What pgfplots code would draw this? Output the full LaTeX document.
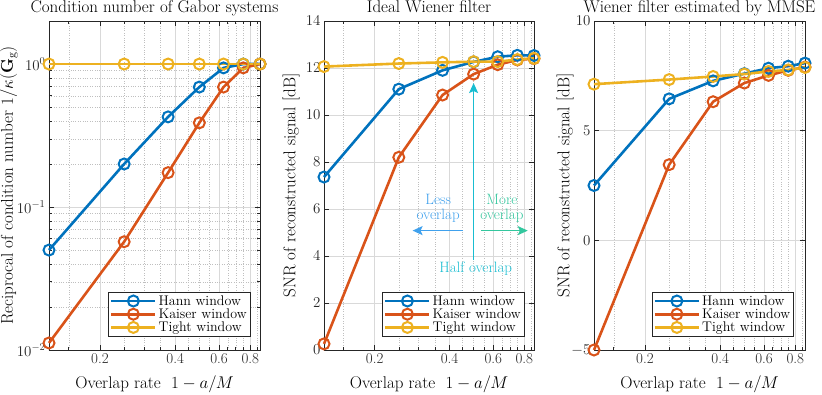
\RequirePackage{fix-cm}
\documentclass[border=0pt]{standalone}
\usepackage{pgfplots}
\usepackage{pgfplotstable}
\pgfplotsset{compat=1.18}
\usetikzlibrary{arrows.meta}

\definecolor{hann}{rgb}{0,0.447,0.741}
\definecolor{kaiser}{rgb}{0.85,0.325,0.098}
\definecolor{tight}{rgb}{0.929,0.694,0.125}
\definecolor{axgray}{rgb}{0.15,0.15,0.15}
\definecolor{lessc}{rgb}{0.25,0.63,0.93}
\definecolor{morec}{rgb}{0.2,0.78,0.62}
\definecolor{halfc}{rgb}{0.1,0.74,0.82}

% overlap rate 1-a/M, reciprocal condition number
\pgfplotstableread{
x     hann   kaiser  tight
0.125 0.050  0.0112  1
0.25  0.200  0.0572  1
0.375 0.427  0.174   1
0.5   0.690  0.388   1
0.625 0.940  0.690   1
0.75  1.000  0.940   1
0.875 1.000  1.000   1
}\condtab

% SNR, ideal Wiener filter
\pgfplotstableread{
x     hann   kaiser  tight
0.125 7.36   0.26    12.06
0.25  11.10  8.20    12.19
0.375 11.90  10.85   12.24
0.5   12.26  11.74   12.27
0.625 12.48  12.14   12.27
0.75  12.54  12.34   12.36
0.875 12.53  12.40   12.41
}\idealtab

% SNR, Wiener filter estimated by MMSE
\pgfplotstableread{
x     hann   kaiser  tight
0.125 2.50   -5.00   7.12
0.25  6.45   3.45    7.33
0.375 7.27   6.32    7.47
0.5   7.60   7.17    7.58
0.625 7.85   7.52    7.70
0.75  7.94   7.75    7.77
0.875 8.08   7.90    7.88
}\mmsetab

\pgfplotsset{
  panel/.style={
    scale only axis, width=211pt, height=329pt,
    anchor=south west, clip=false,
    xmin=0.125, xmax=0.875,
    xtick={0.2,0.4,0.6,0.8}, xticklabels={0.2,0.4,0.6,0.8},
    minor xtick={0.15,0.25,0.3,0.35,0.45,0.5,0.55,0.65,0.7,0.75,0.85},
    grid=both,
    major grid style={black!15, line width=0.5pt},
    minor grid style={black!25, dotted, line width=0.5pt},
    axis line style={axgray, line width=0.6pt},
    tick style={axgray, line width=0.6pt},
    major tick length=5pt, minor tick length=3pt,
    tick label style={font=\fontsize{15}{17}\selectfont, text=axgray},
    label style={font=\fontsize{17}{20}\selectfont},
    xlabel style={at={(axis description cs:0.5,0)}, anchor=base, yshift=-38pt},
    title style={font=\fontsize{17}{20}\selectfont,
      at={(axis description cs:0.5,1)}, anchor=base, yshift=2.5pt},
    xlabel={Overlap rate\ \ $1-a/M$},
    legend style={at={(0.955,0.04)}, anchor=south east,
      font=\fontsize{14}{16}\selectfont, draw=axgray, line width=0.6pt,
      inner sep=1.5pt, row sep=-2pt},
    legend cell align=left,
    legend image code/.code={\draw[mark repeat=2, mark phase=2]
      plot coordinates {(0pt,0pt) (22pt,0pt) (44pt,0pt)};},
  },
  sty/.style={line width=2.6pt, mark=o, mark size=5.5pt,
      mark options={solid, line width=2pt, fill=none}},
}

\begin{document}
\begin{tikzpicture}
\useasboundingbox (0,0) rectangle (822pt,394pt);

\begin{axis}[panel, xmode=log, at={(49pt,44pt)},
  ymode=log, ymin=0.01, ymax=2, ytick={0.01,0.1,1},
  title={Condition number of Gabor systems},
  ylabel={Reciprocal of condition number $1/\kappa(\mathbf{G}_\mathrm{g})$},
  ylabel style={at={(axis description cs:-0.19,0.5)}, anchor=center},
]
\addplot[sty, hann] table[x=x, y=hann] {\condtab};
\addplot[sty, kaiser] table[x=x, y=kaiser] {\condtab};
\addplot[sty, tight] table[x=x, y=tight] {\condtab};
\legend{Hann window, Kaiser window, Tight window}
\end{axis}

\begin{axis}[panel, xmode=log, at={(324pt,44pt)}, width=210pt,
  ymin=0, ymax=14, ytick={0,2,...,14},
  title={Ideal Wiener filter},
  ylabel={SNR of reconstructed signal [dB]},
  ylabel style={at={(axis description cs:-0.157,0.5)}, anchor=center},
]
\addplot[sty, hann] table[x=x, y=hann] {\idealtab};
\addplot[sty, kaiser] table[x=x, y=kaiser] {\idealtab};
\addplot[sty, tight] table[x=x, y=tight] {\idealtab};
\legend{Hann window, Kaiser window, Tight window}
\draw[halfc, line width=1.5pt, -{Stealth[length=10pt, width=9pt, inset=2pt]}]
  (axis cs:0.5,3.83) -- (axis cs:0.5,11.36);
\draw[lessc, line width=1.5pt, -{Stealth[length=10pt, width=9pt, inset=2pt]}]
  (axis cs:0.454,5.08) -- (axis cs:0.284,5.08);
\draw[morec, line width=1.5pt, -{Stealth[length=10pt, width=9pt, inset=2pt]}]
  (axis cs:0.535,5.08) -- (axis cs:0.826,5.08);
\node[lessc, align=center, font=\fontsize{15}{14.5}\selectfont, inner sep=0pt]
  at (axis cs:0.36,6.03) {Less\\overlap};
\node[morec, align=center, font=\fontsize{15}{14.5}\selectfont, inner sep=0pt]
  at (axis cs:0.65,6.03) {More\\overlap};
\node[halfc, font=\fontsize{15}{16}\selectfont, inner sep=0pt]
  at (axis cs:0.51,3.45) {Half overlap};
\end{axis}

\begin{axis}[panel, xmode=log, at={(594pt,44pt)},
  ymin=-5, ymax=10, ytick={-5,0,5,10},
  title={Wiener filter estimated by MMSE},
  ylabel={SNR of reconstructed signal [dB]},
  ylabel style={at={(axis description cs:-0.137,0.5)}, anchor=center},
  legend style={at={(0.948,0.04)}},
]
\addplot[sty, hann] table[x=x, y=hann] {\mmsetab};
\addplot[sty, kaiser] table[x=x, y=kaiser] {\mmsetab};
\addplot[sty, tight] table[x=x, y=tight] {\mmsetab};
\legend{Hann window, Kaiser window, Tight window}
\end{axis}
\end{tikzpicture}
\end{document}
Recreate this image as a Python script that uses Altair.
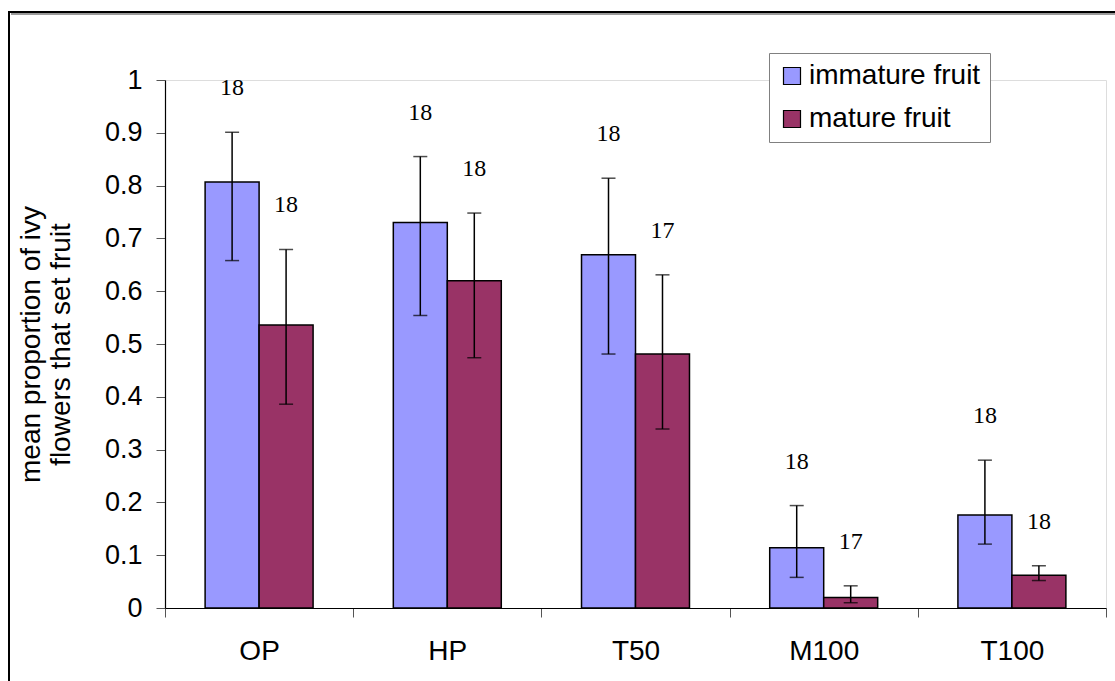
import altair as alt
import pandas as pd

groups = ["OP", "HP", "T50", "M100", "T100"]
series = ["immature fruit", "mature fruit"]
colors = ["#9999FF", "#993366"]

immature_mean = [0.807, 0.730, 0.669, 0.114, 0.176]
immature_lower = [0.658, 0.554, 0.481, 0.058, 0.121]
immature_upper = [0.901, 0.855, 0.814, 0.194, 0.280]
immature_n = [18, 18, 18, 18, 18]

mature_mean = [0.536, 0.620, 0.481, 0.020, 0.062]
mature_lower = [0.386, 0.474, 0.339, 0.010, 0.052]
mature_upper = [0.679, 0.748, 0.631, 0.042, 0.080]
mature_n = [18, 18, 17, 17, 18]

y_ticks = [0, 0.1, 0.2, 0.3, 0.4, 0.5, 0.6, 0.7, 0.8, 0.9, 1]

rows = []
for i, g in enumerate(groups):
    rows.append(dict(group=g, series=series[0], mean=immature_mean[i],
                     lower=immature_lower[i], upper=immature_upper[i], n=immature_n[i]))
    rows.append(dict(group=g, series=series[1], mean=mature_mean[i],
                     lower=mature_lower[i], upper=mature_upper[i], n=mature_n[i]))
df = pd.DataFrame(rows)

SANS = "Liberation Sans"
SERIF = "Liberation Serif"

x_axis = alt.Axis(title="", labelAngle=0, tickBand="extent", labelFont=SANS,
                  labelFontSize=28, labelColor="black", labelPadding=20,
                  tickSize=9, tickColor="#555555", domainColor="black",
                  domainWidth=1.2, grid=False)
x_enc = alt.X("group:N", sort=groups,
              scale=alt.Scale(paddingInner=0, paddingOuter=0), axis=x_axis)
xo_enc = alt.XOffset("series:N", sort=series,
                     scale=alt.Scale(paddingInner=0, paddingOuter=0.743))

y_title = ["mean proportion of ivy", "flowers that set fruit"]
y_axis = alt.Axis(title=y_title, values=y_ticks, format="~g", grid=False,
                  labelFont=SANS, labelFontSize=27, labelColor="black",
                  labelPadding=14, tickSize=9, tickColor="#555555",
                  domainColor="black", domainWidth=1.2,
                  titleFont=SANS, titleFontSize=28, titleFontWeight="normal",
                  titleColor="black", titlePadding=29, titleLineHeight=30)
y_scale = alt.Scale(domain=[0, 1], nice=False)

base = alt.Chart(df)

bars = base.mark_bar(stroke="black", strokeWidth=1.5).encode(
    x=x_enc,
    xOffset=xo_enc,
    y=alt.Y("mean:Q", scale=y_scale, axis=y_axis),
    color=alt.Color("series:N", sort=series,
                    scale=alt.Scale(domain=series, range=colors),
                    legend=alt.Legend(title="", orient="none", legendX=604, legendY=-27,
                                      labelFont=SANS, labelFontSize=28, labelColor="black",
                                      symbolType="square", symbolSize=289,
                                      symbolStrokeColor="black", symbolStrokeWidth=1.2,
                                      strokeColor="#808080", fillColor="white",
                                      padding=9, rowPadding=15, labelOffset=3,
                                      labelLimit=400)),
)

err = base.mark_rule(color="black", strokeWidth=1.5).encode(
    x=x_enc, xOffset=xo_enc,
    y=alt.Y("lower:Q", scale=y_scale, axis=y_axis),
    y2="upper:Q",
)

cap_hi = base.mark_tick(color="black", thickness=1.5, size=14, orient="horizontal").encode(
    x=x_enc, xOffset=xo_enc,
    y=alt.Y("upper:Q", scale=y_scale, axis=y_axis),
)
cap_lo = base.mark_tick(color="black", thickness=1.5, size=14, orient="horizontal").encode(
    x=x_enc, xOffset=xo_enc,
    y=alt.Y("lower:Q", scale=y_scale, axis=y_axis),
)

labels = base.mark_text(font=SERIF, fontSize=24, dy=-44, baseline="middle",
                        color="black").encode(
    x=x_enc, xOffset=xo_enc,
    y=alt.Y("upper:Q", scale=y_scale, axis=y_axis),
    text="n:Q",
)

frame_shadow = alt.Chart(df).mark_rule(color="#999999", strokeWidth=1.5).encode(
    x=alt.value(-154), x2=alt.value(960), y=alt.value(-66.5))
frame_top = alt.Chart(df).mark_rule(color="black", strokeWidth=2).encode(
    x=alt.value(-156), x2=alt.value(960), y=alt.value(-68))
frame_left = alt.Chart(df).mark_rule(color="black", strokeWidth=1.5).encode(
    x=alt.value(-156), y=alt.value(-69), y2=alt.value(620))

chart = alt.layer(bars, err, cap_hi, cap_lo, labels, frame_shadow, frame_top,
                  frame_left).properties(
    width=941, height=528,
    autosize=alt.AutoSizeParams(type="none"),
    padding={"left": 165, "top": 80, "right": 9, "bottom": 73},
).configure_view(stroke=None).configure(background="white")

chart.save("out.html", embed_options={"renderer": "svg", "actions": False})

■ WHAT NEEDS TO BE DONE
Keep the pictures out, and extract only the lines that begin at the one containing "Recreate this image" and end at the one containing "0.8, 0.9, 1]", inclusive.

■ FINISHED TASK
Recreate this image as a Python script that uses Altair.
import altair as alt
import pandas as pd

groups = ["OP", "HP", "T50", "M100", "T100"]
series = ["immature fruit", "mature fruit"]
colors = ["#9999FF", "#993366"]

immature_mean = [0.807, 0.730, 0.669, 0.114, 0.176]
immature_lower = [0.658, 0.554, 0.481, 0.058, 0.121]
immature_upper = [0.901, 0.855, 0.814, 0.194, 0.280]
immature_n = [18, 18, 18, 18, 18]

mature_mean = [0.536, 0.620, 0.481, 0.020, 0.062]
mature_lower = [0.386, 0.474, 0.339, 0.010, 0.052]
mature_upper = [0.679, 0.748, 0.631, 0.042, 0.080]
mature_n = [18, 18, 17, 17, 18]

y_ticks = [0, 0.1, 0.2, 0.3, 0.4, 0.5, 0.6, 0.7, 0.8, 0.9, 1]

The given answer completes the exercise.